A temporada de filmes que antecedeu o Oscar jogou holofotes em Ficção Americana, um belíssimo longa-metragem que colocou em discussão o mercado editorial americano, com foco no que se espera de autor negro, e com um tocante drama familiar sustentando tudo. Outro trabalho que abordou o mundo dos livros e uma crise de família teve menos sorte nas premiações: Verdades Dolorosas. Mas, para a nossa fortuna, o longa da sempre inspirada diretora e roteirista Nicole Holofcener chega agora ao streaming para que todos consigam fruir de seus irretocáveis 93 minutos. Ele está no Max (antigo HBO Max) e ainda pode ser alugado ou comprado via Google Play, Apple ou Amazon.
Julia Louis-Dreyfus, que fez fama no humorístico Seinfeld nos anos 90 e seguiu estrelando bons filmes e seriados, vive Beth, uma autora e professora de escrita criativa em crise por não conseguir publicar seu segundo romance. Ela enfrenta a atual realidade de não pertencer a uma minoria barulhenta nem de ter vindo de um lar em frangalhos (em dado momento, chega até a lamentar que os abusos de seu pai tenham ficado só nas palavras). Quem dá suporte ao seu momento complicado é o esposo Don (o inglês Tobias Menzies, da série The Crown, em performance irretocável), um terapeuta passando por maus bocados com seus pacientes e em dúvida se deve dar uma recauchutada na face com procedimentos cirúrgicos.
A simbiose do casal nova-iorquino é tão grande que chega a irritar pessoas próximas, caso do próprio filho, Eliot (Owen Teague), que não suporta ver os pais dividindo uma salada ou um sorvete, em perfeita comunhão. Pena que essa harmonia rui quando Beth escuta sem querer uma conversa entre seu cunhado e Don. O marido confessa não gostar do livro que a cônjuge acaba de escrever, portanto entende o fato dela não conseguir uma editora para publicá-lo. A revelação cai como uma bomba no matrimônio. Por que ele não foi sincero enquanto ela redigia o material?
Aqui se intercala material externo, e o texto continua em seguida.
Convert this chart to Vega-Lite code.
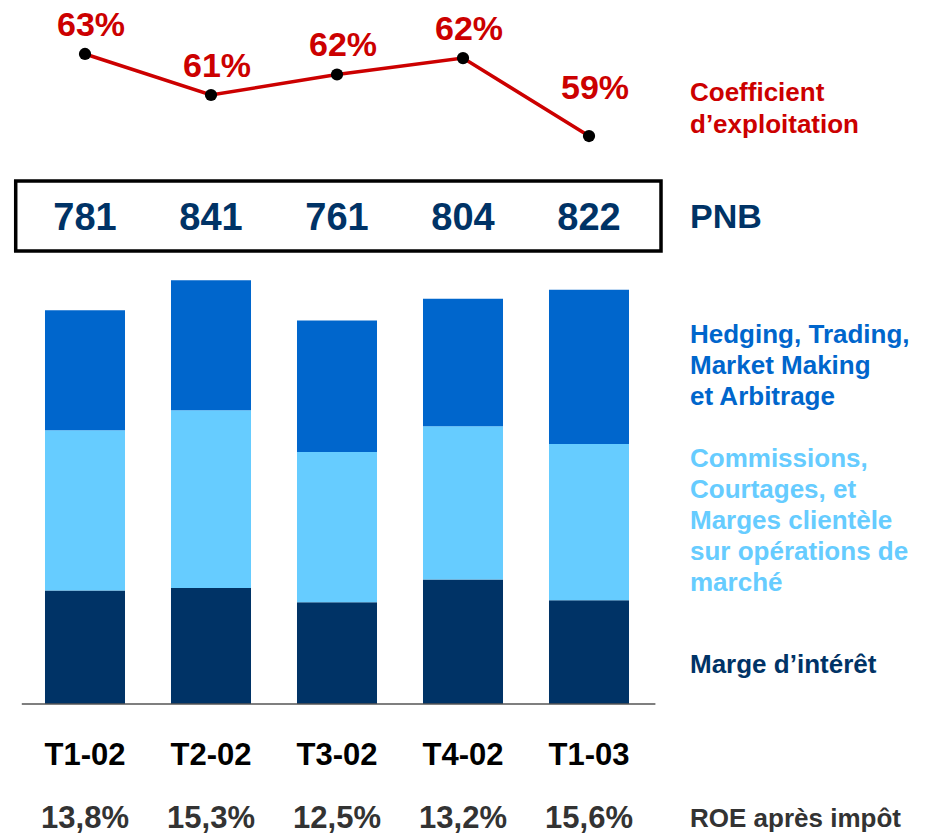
{
  "$schema": "https://vega.github.io/schema/vega-lite/v6.json",
  "padding": 0,
  "autosize": {"type": "pad"},
  "bounds": "flush",
  "spacing": 0,
  "config": {
    "view": {"stroke": null},
    "font": "Liberation Sans",
    "locale": {"number": {"decimal": ",", "thousands": " ", "grouping": [3], "currency": ["", " €"]}}
  },
  "datasets": {
    "quarters": [
      {"quarter": "T1-02", "pnb": 781, "coef": 63, "coefLabel": "63%", "roe": 0.138},
      {"quarter": "T2-02", "pnb": 841, "coef": 61, "coefLabel": "61%", "roe": 0.153},
      {"quarter": "T3-02", "pnb": 761, "coef": 62, "coefLabel": "62%", "roe": 0.125},
      {"quarter": "T4-02", "pnb": 804, "coef": 62.8, "coefLabel": "62%", "roe": 0.132},
      {"quarter": "T1-03", "pnb": 822, "coef": 59, "coefLabel": "59%", "roe": 0.156}
    ],
    "bars": [
      {"quarter": "T1-02", "series": "Marge", "stackOrder": 1, "value": 225},
      {"quarter": "T1-02", "series": "Commissions", "stackOrder": 2, "value": 318},
      {"quarter": "T1-02", "series": "Hedging", "stackOrder": 3, "value": 238},
      {"quarter": "T2-02", "series": "Marge", "stackOrder": 1, "value": 230},
      {"quarter": "T2-02", "series": "Commissions", "stackOrder": 2, "value": 353},
      {"quarter": "T2-02", "series": "Hedging", "stackOrder": 3, "value": 258},
      {"quarter": "T3-02", "series": "Marge", "stackOrder": 1, "value": 202},
      {"quarter": "T3-02", "series": "Commissions", "stackOrder": 2, "value": 298},
      {"quarter": "T3-02", "series": "Hedging", "stackOrder": 3, "value": 261},
      {"quarter": "T4-02", "series": "Marge", "stackOrder": 1, "value": 247},
      {"quarter": "T4-02", "series": "Commissions", "stackOrder": 2, "value": 304},
      {"quarter": "T4-02", "series": "Hedging", "stackOrder": 3, "value": 253},
      {"quarter": "T1-03", "series": "Marge", "stackOrder": 1, "value": 206},
      {"quarter": "T1-03", "series": "Commissions", "stackOrder": 2, "value": 310},
      {"quarter": "T1-03", "series": "Hedging", "stackOrder": 3, "value": 306}
    ],
    "series": [
      {"series": "Marge", "label": "Marge d’intérêt"},
      {"series": "Commissions", "label": "Commissions,\nCourtages, et\nMarges clientèle\nsur opérations de\nmarché"},
      {"series": "Hedging", "label": "Hedging, Trading,\nMarket Making\net Arbitrage"}
    ],
    "one": [{"item": "label"}]
  },
  "vconcat": [
    {
      "width": 933,
      "height": 181,
      "layer": [
        {
          "data": {"name": "quarters"},
          "mark": {"type": "line", "color": "#CC0000", "strokeWidth": 3.5},
          "encoding": {
            "x": {"field": "quarter", "type": "nominal", "axis": null,
                  "scale": {"type": "band", "domain": ["T1-02", "T2-02", "T3-02", "T4-02", "T1-03", "lab"], "range": [22, 778], "paddingInner": 0.365, "paddingOuter": 0.1825}},
            "y": {"field": "coef", "type": "quantitative", "axis": null,
                  "scale": {"domain": [56.805, 65.634], "nice": false, "zero": false}}
          }
        },
        {
          "data": {"name": "quarters"},
          "mark": {"type": "circle", "color": "#000000", "opacity": 1, "size": 150},
          "encoding": {
            "x": {"field": "quarter", "type": "nominal"},
            "y": {"field": "coef", "type": "quantitative"}
          }
        },
        {
          "data": {"name": "quarters"},
          "transform": [{"filter": "datum.quarter !== 'T1-03'"}],
          "mark": {"type": "text", "color": "#CC0000", "fontSize": 34, "fontWeight": "bold", "baseline": "alphabetic", "align": "center", "dx": 6, "dy": -18},
          "encoding": {
            "x": {"field": "quarter", "type": "nominal"},
            "y": {"field": "coef", "type": "quantitative"},
            "text": {"field": "coefLabel"}
          }
        },
        {
          "data": {"name": "quarters"},
          "transform": [{"filter": "datum.quarter === 'T1-03'"}],
          "mark": {"type": "text", "color": "#CC0000", "fontSize": 34, "fontWeight": "bold", "baseline": "alphabetic", "align": "center", "dx": 6, "dy": -37},
          "encoding": {
            "x": {"field": "quarter", "type": "nominal"},
            "y": {"field": "coef", "type": "quantitative"},
            "text": {"field": "coefLabel"}
          }
        },
        {
          "data": {"name": "one"},
          "mark": {"type": "text", "text": "Coefficient\nd’exploitation", "lineBreak": "\n", "color": "#CC0000", "fontSize": 26, "fontWeight": "bold", "lineHeight": 32, "align": "left", "baseline": "middle", "dy": 2},
          "encoding": {
            "x": {"datum": "lab", "type": "nominal", "bandPosition": 0.1875}
          }
        }
      ]
    },
    {
      "width": 933,
      "height": 70,
      "layer": [
        {
          "data": {"name": "one"},
          "mark": {"type": "rect", "filled": false, "stroke": "#000000", "strokeWidth": 3.5},
          "encoding": {
            "x": {"datum": "T1-02", "type": "nominal", "bandPosition": -0.366, "axis": null,
                  "scale": {"type": "band", "domain": ["T1-02", "T2-02", "T3-02", "T4-02", "T1-03", "lab"], "range": [22, 778], "paddingInner": 0.365, "paddingOuter": 0.1825}},
            "x2": {"datum": "T1-03", "bandPosition": 1.4}
          }
        },
        {
          "data": {"name": "quarters"},
          "mark": {"type": "text", "color": "#003366", "fontSize": 38, "fontWeight": "bold", "baseline": "middle", "align": "center", "dy": 3},
          "encoding": {
            "x": {"field": "quarter", "type": "nominal"},
            "text": {"field": "pnb", "type": "quantitative", "format": "d"}
          }
        },
        {
          "data": {"name": "one"},
          "mark": {"type": "text", "text": "PNB", "color": "#003366", "fontSize": 34, "fontWeight": "bold", "align": "left", "baseline": "middle", "dy": 2},
          "encoding": {
            "x": {"datum": "lab", "type": "nominal", "bandPosition": 0.1875}
          }
        }
      ]
    },
    {
      "width": 933,
      "height": 453,
      "layer": [
        {
          "data": {"name": "bars"},
          "mark": {"type": "bar"},
          "encoding": {
            "x": {"field": "quarter", "type": "nominal", "axis": null,
                  "scale": {"type": "band", "domain": ["T1-02", "T2-02", "T3-02", "T4-02", "T1-03", "lab"], "range": [22, 778], "paddingInner": 0.365, "paddingOuter": 0.1825}},
            "y": {"field": "value", "type": "quantitative", "stack": "zero", "axis": null,
                  "scale": {"domain": [0, 898.8], "nice": false}},
            "color": {"field": "series", "type": "nominal", "legend": null,
                      "scale": {"domain": ["Marge", "Commissions", "Hedging"], "range": ["#003366", "#66CCFF", "#0066CC"]}},
            "order": {"field": "stackOrder", "type": "quantitative"}
          }
        },
        {
          "data": {"name": "one"},
          "mark": {"type": "rule", "color": "#555555", "strokeWidth": 1.5},
          "encoding": {
            "x": {"datum": "T1-02", "type": "nominal", "bandPosition": -0.29},
            "x2": {"datum": "T1-03", "bandPosition": 1.33},
            "y": {"datum": 0, "type": "quantitative"}
          }
        },
        {
          "data": {"name": "bars"},
          "transform": [
            {"stack": "value", "groupby": ["quarter"], "sort": [{"field": "stackOrder"}], "as": ["v0", "v1"]},
            {"filter": "datum.quarter === 'T1-03' && datum.series === 'Hedging'"},
            {"lookup": "series", "from": {"data": {"name": "series"}, "key": "series", "fields": ["label"]}}
          ],
          "mark": {"type": "text", "lineBreak": "\n", "fontSize": 26, "fontWeight": "bold", "lineHeight": 31, "align": "left", "baseline": "middle", "dy": 45},
          "encoding": {
            "x": {"datum": "lab", "type": "nominal", "bandPosition": 0.1875},
            "y": {"field": "v1", "type": "quantitative"},
            "color": {"field": "series", "type": "nominal"},
            "text": {"field": "label"}
          }
        },
        {
          "data": {"name": "bars"},
          "transform": [
            {"stack": "value", "groupby": ["quarter"], "sort": [{"field": "stackOrder"}], "as": ["v0", "v1"]},
            {"filter": "datum.quarter === 'T1-03' && datum.series === 'Commissions'"},
            {"lookup": "series", "from": {"data": {"name": "series"}, "key": "series", "fields": ["label"]}}
          ],
          "mark": {"type": "text", "lineBreak": "\n", "fontSize": 26, "fontWeight": "bold", "lineHeight": 31, "align": "left", "baseline": "middle", "dy": 15},
          "encoding": {
            "x": {"datum": "lab", "type": "nominal", "bandPosition": 0.1875},
            "y": {"field": "v1", "type": "quantitative"},
            "color": {"field": "series", "type": "nominal"},
            "text": {"field": "label"}
          }
        },
        {
          "data": {"name": "bars"},
          "transform": [
            {"stack": "value", "groupby": ["quarter"], "sort": [{"field": "stackOrder"}], "as": ["v0", "v1"]},
            {"filter": "datum.quarter === 'T1-03' && datum.series === 'Marge'"},
            {"lookup": "series", "from": {"data": {"name": "series"}, "key": "series", "fields": ["label"]}}
          ],
          "mark": {"type": "text", "fontSize": 26, "fontWeight": "bold", "align": "left", "baseline": "middle", "dy": 65},
          "encoding": {
            "x": {"datum": "lab", "type": "nominal", "bandPosition": 0.1875},
            "y": {"field": "v1", "type": "quantitative"},
            "color": {"field": "series", "type": "nominal"},
            "text": {"field": "label"}
          }
        }
      ]
    },
    {
      "width": 933,
      "height": 98,
      "data": {"name": "quarters"},
      "mark": {"type": "text", "color": "#000000", "fontSize": 31, "fontWeight": "bold", "baseline": "middle", "align": "center", "dy": 3},
      "encoding": {
        "x": {"field": "quarter", "type": "nominal", "axis": null,
              "scale": {"type": "band", "domain": ["T1-02", "T2-02", "T3-02", "T4-02", "T1-03", "lab"], "range": [22, 778], "paddingInner": 0.365, "paddingOuter": 0.1825}},
        "text": {"field": "quarter"}
      }
    },
    {
      "width": 933,
      "height": 32,
      "layer": [
        {
          "data": {"name": "quarters"},
          "mark": {"type": "text", "color": "#333333", "fontSize": 31, "fontWeight": "bold", "baseline": "middle", "align": "center", "dy": 1},
          "encoding": {
            "x": {"field": "quarter", "type": "nominal", "axis": null,
                  "scale": {"type": "band", "domain": ["T1-02", "T2-02", "T3-02", "T4-02", "T1-03", "lab"], "range": [22, 778], "paddingInner": 0.365, "paddingOuter": 0.1825}},
            "text": {"field": "roe", "type": "quantitative", "format": ".1%"}
          }
        },
        {
          "data": {"name": "one"},
          "mark": {"type": "text", "text": "ROE après impôt", "color": "#333333", "fontSize": 26, "fontWeight": "bold", "align": "left", "baseline": "middle", "dy": 1},
          "encoding": {
            "x": {"datum": "lab", "type": "nominal", "bandPosition": 0.1875}
          }
        }
      ]
    }
  ]
}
Mas o lugar dele não deveria ser esse de apenas incentivar a esposa, já que sua opinião poderia estar completamente equivocada?
Sabores agridoces
Nicole Holofcener, de 64 anos, já tinha trabalhado com Julia Louis-Dreyfus há uma década, no formidável À Procura do Amor, em que a eterna Elaine Benes de Seinfeld contracena com James Gandolfini, o eterno Tony Soprano, de Família Soprano. A especialidade da cineasta e escritora consiste em conduzir emocionantes e divertidos dramas familiares e histórias de amor com sabores agridoces. Quem se encanta com sua filmografia dificilmente não corre atrás da obra completa para gabaritar. Amigas com Dinheiro (2006) e Poderia Me Perdoar? (2018) são alguns dos destaques do seu currículo, sendo que pelo roteiro do segundo, dividido com Jeff Whitty, ela ganhou vários prêmios.
Em Verdades Dolorosas (originalmente, You Hurt My Feelings, “você me magoou”), Nicole joga nesse gramado que conhece bem e já fez golaços. Melhor ainda: conta com uma atacante (Julia) que tem familiaridade com seu esquema tático e vai bem tanto na comédia quando no drama. A parte cômica se dá muito na relação de Beth com o filho Eliot, que trabalha numa loja de produtos originários da cannabis. A cena mais engraçada do filme é ambientada justamente nesse polo “maconheirístico”, confirmando que a progenitora tinha razão em se preocupar com o desenvolvimento profissional do filho, alguém com potencial para ir mais longe, até mesmo superando Beth como autor de sucesso.
A relação de Don com seus pacientes também traz alívio cômico para a película. Ele contracena com humoristas profissionais, caso de David Cross, no papel de um marido que vai para a terapia de casal apenas para ficar brigando com a companheira. Já a questão séria que ele tem para resolver com Beth é explorada com muita delicadeza e verdade de ambas as partes, o que nem sempre é suficiente para findar uma sinuca de bico. Mas o tempo dá jeito em tudo e o espectador termina a experiência de assistir a Verdades Dolorosas com fé no casamento e cheio de vontade de amar.